Result, not rhetoric, is key for road safety
It's heartening to know the "rules" of the Road Transport Act (RTA) have finally been formulated, more than four years after the act was passed into law. According to the rules, announced on December 27, the family of a victim killed in a road crash due to reckless or negligent driving will get at least Tk 5 lakh in compensation. Victims losing an organ or suffering other life-changing injuries will get Tk 3 lakh each, while those who are likely to recover from injuries will get Tk 1 lakh. If properly implemented, these rules, among others, will hopefully bring some discipline in a sector where powerful transport associations use political connections and loopholes in the system to remain unaccountable.
But first, we must talk about the long delay in formulating these rules – which stands in marked contrast to the hurried enactment of the law in 2018, under pressure from students demonstrating for safer roads. Several sections of the law, including the one related to compensation, could not be enforced in the absence of the rules. The last four years of inaction have shown that, if given the chance, the state would rather delay redressal than hold those responsible to account. Its misguided preference for rhetoric over results, and for cosmetic changes over long-term reforms, has cost us dearly, as recent annual road crash figures have repeatedly highlighted. The newly formulated rules, and their desired impacts, must be seen in light of that experience.

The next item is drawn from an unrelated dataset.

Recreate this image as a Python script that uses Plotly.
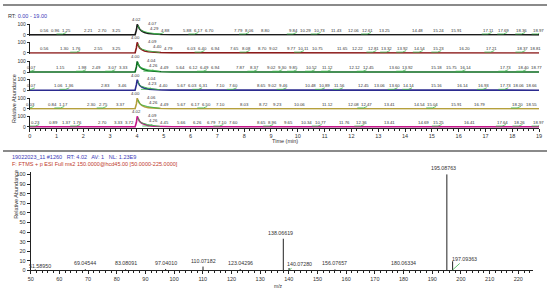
import plotly.graph_objects as go

W, H = 550, 293

# ---- chromatograms (top to bottom) ----
trace_colors = ['#1a1a1a', '#8b1a1a', '#0b6b1f', '#2b2b8f', '#b5a03c', '#c4168a']
peak_label_color = '#3cb44b'

chrom_rt = [0.0, 3.93, 3.98, 4.01, 4.05, 4.10, 4.18, 4.28, 4.42, 4.62, 4.90, 5.30, 19.0]
chrom_p1 = [0, 0, 45, 100, 80, 55, 36, 23, 13, 7, 3, 1, 0]
chrom_p2 = [0, 0, 50, 100, 72, 48, 31, 19, 11, 6, 3, 1, 0]
chrom_p3 = [0, 0, 48, 100, 75, 50, 33, 21, 12, 6, 3, 1, 0]
chrom_p4 = [0, 0, 52, 100, 70, 46, 30, 18, 10, 5, 2, 1, 0]
chrom_p5 = [0, 0, 46, 100, 74, 50, 32, 20, 11, 6, 3, 1, 0]
chrom_p6 = [0, 0, 44, 100, 78, 52, 34, 22, 12, 6, 3, 1, 0]
chroms = [chrom_p1, chrom_p2, chrom_p3, chrom_p4, chrom_p5, chrom_p6]

# detected-peak overlay on the main peak tail
tail_rt = [4.04, 4.09, 4.16, 4.26, 4.40, 4.60, 4.85]
tail_p1 = [88, 58, 40, 30, 22, 14, 6]
tail_p2 = [85, 55, 38, 28, 20, 13, 5]
tail_p3 = [86, 56, 40, 30, 22, 14, 6]
tail_p4 = [82, 52, 36, 27, 20, 12, 5]
tail_p5 = [84, 55, 38, 28, 21, 13, 5]
tail_p6 = [86, 56, 40, 30, 22, 14, 6]
tails = [tail_p1, tail_p2, tail_p3, tail_p4, tail_p5, tail_p6]

labels_p1 = [0.56, 0.96, 1.25, 2.21, 2.70, 3.25, 4.02, 4.07, 4.29, 4.88, 5.88, 6.17, 6.70, 7.79, 8.06,
             8.80, 9.84, 10.29, 10.73, 11.43, 12.06, 12.61, 13.25, 14.48, 15.24, 15.91, 17.11, 17.69,
             18.36, 18.97]
labels_p2 = [0.56, 1.30, 1.76, 2.55, 3.25, 4.00, 4.09, 4.40, 4.79, 6.03, 6.40, 6.94, 7.65, 8.08, 8.70,
             9.02, 9.77, 10.11, 10.75, 11.65, 12.22, 12.81, 13.32, 13.92, 14.54, 15.23, 16.20, 17.21,
             18.37, 18.81]
labels_p3 = [0.07, 1.15, 1.98, 2.49, 3.07, 3.33, 4.00, 4.04, 4.26, 4.49, 5.64, 6.12, 6.49, 6.94, 7.87,
             8.37, 9.02, 9.30, 9.85, 10.52, 11.12, 12.12, 12.45, 13.60, 13.92, 15.18, 15.75, 16.14,
             17.73, 18.40, 18.77]
labels_p4 = [0.07, 1.06, 1.36, 2.83, 3.46, 4.00, 4.04, 4.23, 4.40, 5.67, 6.03, 6.31, 7.10, 7.60, 8.65,
             9.02, 9.46, 10.48, 10.89, 11.56, 12.45, 13.06, 13.60, 14.14, 15.16, 16.14, 16.93, 17.73,
             18.06, 18.66]
labels_p5 = [0.03, 0.84, 1.17, 2.30, 2.75, 3.37, 4.00, 4.06, 4.26, 4.49, 5.67, 6.17, 6.50, 7.10, 8.03,
             8.72, 9.23, 10.06, 11.12, 12.08, 12.47, 13.41, 14.54, 15.04, 15.91, 16.79, 18.20, 18.55]
labels_p6 = [0.23, 0.89, 1.37, 1.76, 2.70, 3.33, 3.72, 4.02, 4.09, 4.26, 4.45, 5.66, 6.26, 6.79, 7.10,
             7.60, 8.65, 8.96, 9.65, 10.34, 10.77, 11.76, 12.36, 13.41, 14.69, 15.25, 16.41, 17.64,
             18.26, 18.97]
labels = [labels_p1, labels_p2, labels_p3, labels_p4, labels_p5, labels_p6]

marks_p1 = [1.25, 4.88, 6.17, 8.06, 9.84, 10.73, 12.61, 17.11, 17.69, 18.36, 18.97]
marks_p2 = [1.76, 6.40, 8.08, 10.11, 12.81, 13.32, 13.92, 14.54, 15.23, 17.21, 18.37]
marks_p3 = [0.07, 1.98, 3.07, 4.49, 6.49, 8.37, 9.30, 9.85, 10.52, 11.12, 12.45, 13.92, 16.14,
            17.73, 18.40]
marks_p4 = [0.07, 1.36, 4.40, 6.31, 7.60, 9.46, 10.89, 11.56, 13.60, 14.14, 16.93, 17.73]
marks_p5 = [0.03, 1.17, 2.75, 6.50, 12.47, 15.04, 18.20]
marks_p6 = [0.23, 1.76, 4.45, 7.10, 8.96, 10.77, 12.36, 15.25, 17.64, 18.26, 18.97]
marks = [marks_p1, marks_p2, marks_p3, marks_p4, marks_p5, marks_p6]

# ---- mass spectrum ----
ms_mz = [51.58950, 69.04544, 83.08091, 97.04010, 110.07182, 123.04296, 138.06619,
         140.07280, 156.07657, 180.06334, 195.08763, 197.09363]
ms_int = [1.0, 1.2, 1.2, 1.5, 4.0, 1.3, 33.0, 2.5, 1.0, 1.0, 100.0, 9.5]

FONT = 'Liberation Sans, Arial, sans-serif'
TXT = '#333333'
LBL = 4.3                       # peak label font size
PX_PER_MIN = (542 - 27) / 19.0
CHAR_MIN = LBL * 0.56 / PX_PER_MIN   # approx. width of one digit in minutes

fig = go.Figure()

# pixel rows (baseline, 100%) for each chromatogram panel
base_px = [32.5, 51.0, 70.5, 89.0, 108.0, 126.5]
panel_h = 10.8
annotations = []

for k in range(6):
    ya = 'y' if k == 0 else f'y{k + 1}'
    col = trace_colors[k]
    fig.add_trace(go.Scatter(x=chrom_rt, y=chroms[k], mode='lines', xaxis='x', yaxis=ya,
                             line=dict(color=col, width=1.6), hoverinfo='skip'))
    fig.add_trace(go.Scatter(x=tail_rt, y=tails[k], mode='lines', xaxis='x', yaxis=ya,
                             line=dict(color=peak_label_color, width=0.9), hoverinfo='skip'))
    mx, my = [], []
    for rt in marks[k]:
        mx += [rt - 0.25, rt - 0.02, rt + 0.12, None]
        my += [8, 8, 22, None]
    fig.add_trace(go.Scatter(x=mx, y=my, mode='lines', xaxis='x', yaxis=ya,
                             line=dict(color=peak_label_color, width=0.8), hoverinfo='skip'))

    # label placement: cluster around the main peak gets stacked,
    # the rest sit on one row and are nudged right to avoid overlap
    apex_i = next(i for i, v in enumerate(labels[k]) if v >= 3.95)
    prev_right = -1.0
    for i, v in enumerate(labels[k]):
        txt = f'{v:.2f}'
        half = (len(txt) - 0.5) * CHAR_MIN / 2
        xpos, ypos, ysh = v, 45, 0
        if i == apex_i:
            xpos, ypos, ysh = v - 0.05, 100, 4.5
        elif i == apex_i + 1:
            xpos, ypos, ysh = v + 0.5, 100, 1
        elif i == apex_i + 2:
            xpos, ypos = v + 0.35, 64
        else:
            xpos = max(v, prev_right + 0.1 + half)
            prev_right = xpos + half
        annotations.append(dict(x=xpos, y=ypos, xref='x', yref=ya, text=txt, yshift=ysh,
                                showarrow=False, font=dict(size=LBL, color=TXT, family=FONT)))
        if i == apex_i + 2:
            prev_right = xpos + half

layout = dict(
    width=W, height=H, margin=dict(l=0, r=0, t=0, b=0),
    paper_bgcolor='white', plot_bgcolor='white', showlegend=False,
    font=dict(family=FONT, size=5.5, color=TXT),
    xaxis=dict(domain=[27 / W, 542 / W], range=[0, 19], anchor='y6', dtick=1,
               ticks='outside', ticklen=3, tickwidth=0.8, tickcolor='#222',
               minor=dict(dtick=0.2, ticks='outside', ticklen=2, tickcolor='#222', showgrid=False),
               showline=True, linecolor='#222', linewidth=1, showgrid=False, zeroline=False,
               tickfont=dict(size=5.5, color=TXT)),
)

for k in range(6):
    scale = panel_h / 100.0
    bot_px = base_px[k] + 8 * scale
    top_px = base_px[k] - panel_h - 4 * scale
    key = 'yaxis' if k == 0 else f'yaxis{k + 1}'
    layout[key] = dict(domain=[1 - bot_px / H, 1 - top_px / H], range=[-8, 104], anchor='x',
                       tickvals=[0, 100], ticktext=['0', '100'], ticks='outside', ticklen=2,
                       tickwidth=0.8, tickcolor='#222', showline=True, linecolor='#222',
                       linewidth=0.8, showgrid=False, zeroline=False,
                       tickfont=dict(size=5, color=TXT))

# mass spectrum sticks
sx, sy = [], []
for m, v in zip(ms_mz, ms_int):
    sx += [m, m, None]
    sy += [0, v, None]
fig.add_trace(go.Scatter(x=sx, y=sy, mode='lines', xaxis='x2', yaxis='y7',
                         line=dict(color='#222222', width=1), hoverinfo='skip'))

ms_scale = 98 / 100.0
layout['xaxis2'] = dict(domain=[28 / W, 535.5 / W], range=[50, 225], anchor='y7', dtick=10,
                        ticks='outside', ticklen=3, tickwidth=0.8, tickcolor='#222',
                        minor=dict(dtick=2, ticks='outside', ticklen=2, tickcolor='#222', showgrid=False),
                        showline=True, linecolor='#222', linewidth=1, showgrid=False, zeroline=False,
                        tickfont=dict(size=5.5, color=TXT))
layout['yaxis7'] = dict(domain=[1 - 273 / H, 1 - (175 - 3 * ms_scale) / H], range=[0, 103],
                        anchor='x2', dtick=10, ticks='outside', ticklen=3, tickwidth=0.8,
                        tickcolor='#222', showline=True, linecolor='#222', linewidth=1,
                        showgrid=False, zeroline=False, tickfont=dict(size=5.5, color=TXT))

# labels pulled aside with a green leader line
leader = {51.58950: (5, -4), 140.07280: (10, -6), 197.09363: (12, -11)}
for m, v in zip(ms_mz, ms_int):
    txt = f'{m:.5f}'
    if m in leader:
        ax, ay = leader[m]
        annotations.append(dict(x=m, y=0.5, xref='x2', yref='y7', text=txt, showarrow=True,
                                ax=ax, ay=ay, arrowhead=0, arrowwidth=0.8, arrowcolor=peak_label_color,
                                standoff=0, font=dict(size=5.3, color=TXT, family=FONT)))
    else:
        annotations.append(dict(x=m, y=v, xref='x2', yref='y7', text=txt, showarrow=False,
                                yanchor='bottom', yshift=1, xshift=-3 if v > 20 else 0,
                                font=dict(size=5.3, color=TXT, family=FONT)))

# header texts and axis titles
annotations += [
    dict(x=3 / W, y=1 - 8 / H, xref='paper', yref='paper', xanchor='left', showarrow=False,
         text='RT: <span style="color:#3a3ab8">0.00 - 19.00</span>', font=dict(size=5.5, color=TXT)),
    dict(x=7 / W, y=1 - 157 / H, xref='paper', yref='paper', xanchor='left', showarrow=False,
         text='19022023_11 #1260   RT: 4.02   AV: 1   NL: 1.23E9',
         font=dict(size=5.5, color='#3a3ab8')),
    dict(x=7 / W, y=1 - 164.5 / H, xref='paper', yref='paper', xanchor='left', showarrow=False,
         text='F: FTMS + p ESI Full ms2 150.0000@hcd45.00 [50.0000-225.0000]',
         font=dict(size=5.5, color='#c0392b')),
    dict(x=6 / W, y=1 - 70 / H, xref='paper', yref='paper', textangle=-90, showarrow=False,
         text='Relative Abundance', font=dict(size=5.5, color=TXT)),
    dict(x=8 / W, y=1 - 222 / H, xref='paper', yref='paper', textangle=-90, showarrow=False,
         text='Relative Abundance', font=dict(size=5.5, color=TXT)),
    dict(x=285 / W, y=1 - 141 / H, xref='paper', yref='paper', showarrow=False,
         text='Time (min)', font=dict(size=5.5, color=TXT)),
    dict(x=279 / W, y=0, xref='paper', yref='paper', yanchor='bottom', showarrow=False,
         text='m/z', borderpad=0, font=dict(size=5, color=TXT)),
]
layout['annotations'] = annotations
layout['shapes'] = [
    dict(type='line', xref='paper', yref='paper', x0=0, x1=1, y0=1 - 2 / H, y1=1 - 2 / H,
         line=dict(color='#8a8a8a', width=2)),
    dict(type='line', xref='paper', yref='paper', x0=0, x1=1, y0=1 - 151 / H, y1=1 - 151 / H,
         line=dict(color='#8a8a8a', width=2)),
]

fig.update_layout(**layout)
# the page body has a default 8px margin; drop it so the figure sits at the window corner
fig.write_html('out.html', config={'displayModeBar': False},
               post_script="document.body.style.margin='0';")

As per the 2018 act, the government will create a fund for compensating and treating road crash victims; it will be created with a one-time or annual "contribution" from vehicle owners. While the rules do not specify how much money the government itself will put into the fund, they, however, mention how much a vehicle owner will have to pay, which varies depending on the type of vehicle. The process through which compensation claims will be settled has also been laid out.
All this is good news, but there are questions about some of the provisions. For example, the process of getting compensation or settling claims seems very bureaucratic, meaning additional suffering for bereaved families struggling to cope with their loss. One can also question the relatively small compensation package fixed, while the fees of many services provided by the Bangladesh Road Transport Authority have been raised – which, for a public-funded service provider, makes no sense at this time of economic turmoil.
Until now, families of victims could file writ petitions with the High Court seeking compensation, which happened rarely. Now, those seeking compensation will have to apply to a 12-member trustee board, which has already been formed, within a month of a road crash. But what will happen to the families of victims who lost their life or limbs before the rules were approved? Can they claim compensation, too?
Clearly, these issues need to be sorted as soon as possible. But most importantly, the authorities must ensure proper and regular enforcement of these rules. Enforcing the rules, as past experience shows, will the biggest challenge, one that the authorities must show their sincerity to overcome. Thousands of people are dying in road crashes every year; the government must ensure these rules contribute to creating an environment in which this can be prevented.